The settlement resolves a lawsuit filed last year against James E. Brown & Associates P.L.L.C. for allegedly rescinding a job offer to Zorayda J. Moreira-Smith for an associate attorney position after the law firm learned she was six months pregnant, the EEOC said in a statement Tuesday.

When Ms. Moreira-Smith initially interviewed for the position in November 2010, she did not inform Brown & Associates that she was four months pregnant. After she was offered the position in January 2011, Ms. Moreira-Smith inquired via email about the firm’s maternity leave policies and disclosed that she was six months pregnant. That same day, Brown & Associates allegedly rescinded the offer of employment, according to court documents.

In the suit, filed in U.S. District Court for the District of Columbia in Washington, the EEOC alleged that Brown & Associates violated the Civil Rights Act of 1964, as amended by the Pregnancy Discrimination Act, which holds that discrimination based on pregnancy is a form of sex discrimination.
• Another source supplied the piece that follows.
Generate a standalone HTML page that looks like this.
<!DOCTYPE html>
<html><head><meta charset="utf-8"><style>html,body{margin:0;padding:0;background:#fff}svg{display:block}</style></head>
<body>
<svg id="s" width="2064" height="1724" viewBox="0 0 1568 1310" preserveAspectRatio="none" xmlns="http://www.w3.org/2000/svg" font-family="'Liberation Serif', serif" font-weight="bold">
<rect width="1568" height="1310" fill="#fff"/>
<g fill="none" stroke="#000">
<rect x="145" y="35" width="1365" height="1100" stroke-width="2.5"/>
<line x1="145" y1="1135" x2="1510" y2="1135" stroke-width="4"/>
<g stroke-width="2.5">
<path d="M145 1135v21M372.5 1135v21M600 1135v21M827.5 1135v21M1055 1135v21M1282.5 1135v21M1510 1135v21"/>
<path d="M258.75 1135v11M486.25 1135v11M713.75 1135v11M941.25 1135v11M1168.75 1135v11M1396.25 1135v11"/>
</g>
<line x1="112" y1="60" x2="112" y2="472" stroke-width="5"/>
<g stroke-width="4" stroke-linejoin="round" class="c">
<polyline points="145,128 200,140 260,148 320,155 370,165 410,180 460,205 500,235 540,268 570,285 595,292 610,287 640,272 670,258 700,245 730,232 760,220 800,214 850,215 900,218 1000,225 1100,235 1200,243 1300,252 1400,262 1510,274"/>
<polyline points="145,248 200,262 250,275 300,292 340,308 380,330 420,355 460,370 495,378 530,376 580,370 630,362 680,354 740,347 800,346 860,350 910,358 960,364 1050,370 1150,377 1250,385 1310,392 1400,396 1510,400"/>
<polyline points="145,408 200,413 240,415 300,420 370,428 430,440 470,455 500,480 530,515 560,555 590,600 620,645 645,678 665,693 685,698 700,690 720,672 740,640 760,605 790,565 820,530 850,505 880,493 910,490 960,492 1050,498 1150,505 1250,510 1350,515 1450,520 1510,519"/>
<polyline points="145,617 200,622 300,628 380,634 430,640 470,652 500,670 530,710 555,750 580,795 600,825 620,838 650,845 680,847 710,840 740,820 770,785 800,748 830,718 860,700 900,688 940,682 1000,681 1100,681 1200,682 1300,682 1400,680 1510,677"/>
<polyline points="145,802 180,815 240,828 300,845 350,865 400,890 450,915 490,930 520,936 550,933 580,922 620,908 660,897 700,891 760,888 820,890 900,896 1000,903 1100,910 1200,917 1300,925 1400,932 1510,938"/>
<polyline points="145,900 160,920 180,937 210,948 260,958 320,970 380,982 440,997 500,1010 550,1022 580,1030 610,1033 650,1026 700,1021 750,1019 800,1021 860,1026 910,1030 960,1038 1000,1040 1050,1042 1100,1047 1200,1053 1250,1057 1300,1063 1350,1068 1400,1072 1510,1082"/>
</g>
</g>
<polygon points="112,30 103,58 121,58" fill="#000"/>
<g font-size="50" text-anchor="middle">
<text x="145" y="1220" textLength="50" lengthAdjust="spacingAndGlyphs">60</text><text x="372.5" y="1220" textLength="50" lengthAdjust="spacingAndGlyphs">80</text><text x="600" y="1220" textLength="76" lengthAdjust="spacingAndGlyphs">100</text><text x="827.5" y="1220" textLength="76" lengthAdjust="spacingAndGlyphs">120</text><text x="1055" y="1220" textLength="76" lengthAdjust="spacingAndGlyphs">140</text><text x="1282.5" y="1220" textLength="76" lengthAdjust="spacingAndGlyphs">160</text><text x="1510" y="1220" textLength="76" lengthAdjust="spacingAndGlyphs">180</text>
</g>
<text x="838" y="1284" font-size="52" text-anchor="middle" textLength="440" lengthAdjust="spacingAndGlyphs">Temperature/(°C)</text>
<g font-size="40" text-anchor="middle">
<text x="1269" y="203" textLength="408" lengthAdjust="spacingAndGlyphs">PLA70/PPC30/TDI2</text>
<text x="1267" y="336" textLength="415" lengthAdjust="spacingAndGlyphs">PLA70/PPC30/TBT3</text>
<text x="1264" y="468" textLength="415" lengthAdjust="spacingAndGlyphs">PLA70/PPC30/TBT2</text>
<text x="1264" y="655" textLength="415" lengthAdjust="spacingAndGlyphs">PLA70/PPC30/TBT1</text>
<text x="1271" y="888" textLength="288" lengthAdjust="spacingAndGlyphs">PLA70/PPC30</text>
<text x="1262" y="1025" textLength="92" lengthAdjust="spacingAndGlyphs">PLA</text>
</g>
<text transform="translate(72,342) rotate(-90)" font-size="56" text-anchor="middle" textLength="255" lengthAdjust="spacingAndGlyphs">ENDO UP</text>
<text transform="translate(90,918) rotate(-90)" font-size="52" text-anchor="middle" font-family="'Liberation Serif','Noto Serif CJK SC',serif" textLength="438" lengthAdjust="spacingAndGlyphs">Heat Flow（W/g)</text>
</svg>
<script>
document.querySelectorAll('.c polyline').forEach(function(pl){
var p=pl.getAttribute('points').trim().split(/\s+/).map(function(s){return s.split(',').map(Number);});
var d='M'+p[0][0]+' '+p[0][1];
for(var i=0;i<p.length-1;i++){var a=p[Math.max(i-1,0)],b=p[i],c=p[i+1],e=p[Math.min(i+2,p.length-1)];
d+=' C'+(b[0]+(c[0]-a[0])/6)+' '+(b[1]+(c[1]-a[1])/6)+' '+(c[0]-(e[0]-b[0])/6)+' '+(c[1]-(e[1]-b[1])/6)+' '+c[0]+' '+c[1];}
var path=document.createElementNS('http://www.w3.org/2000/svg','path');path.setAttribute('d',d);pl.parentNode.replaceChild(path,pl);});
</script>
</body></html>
“No woman should have to choose between having children and working,” said Lynette A. Barnes, regional attorney for the EEOC’s district office in Charlotte, N.C., in the statement. “Employers must remember that they cannot make employment decisions based on stereotypes about pregnant employees.”

Brown & Associates agreed to pay $18,000 in monetary relief to Ms. Moreira-Smith and a two-year consent decree requiring the firm to implement a policy that prohibits discrimination and provide training to all of its personnel.

Brown & Associates declined to comment for this story.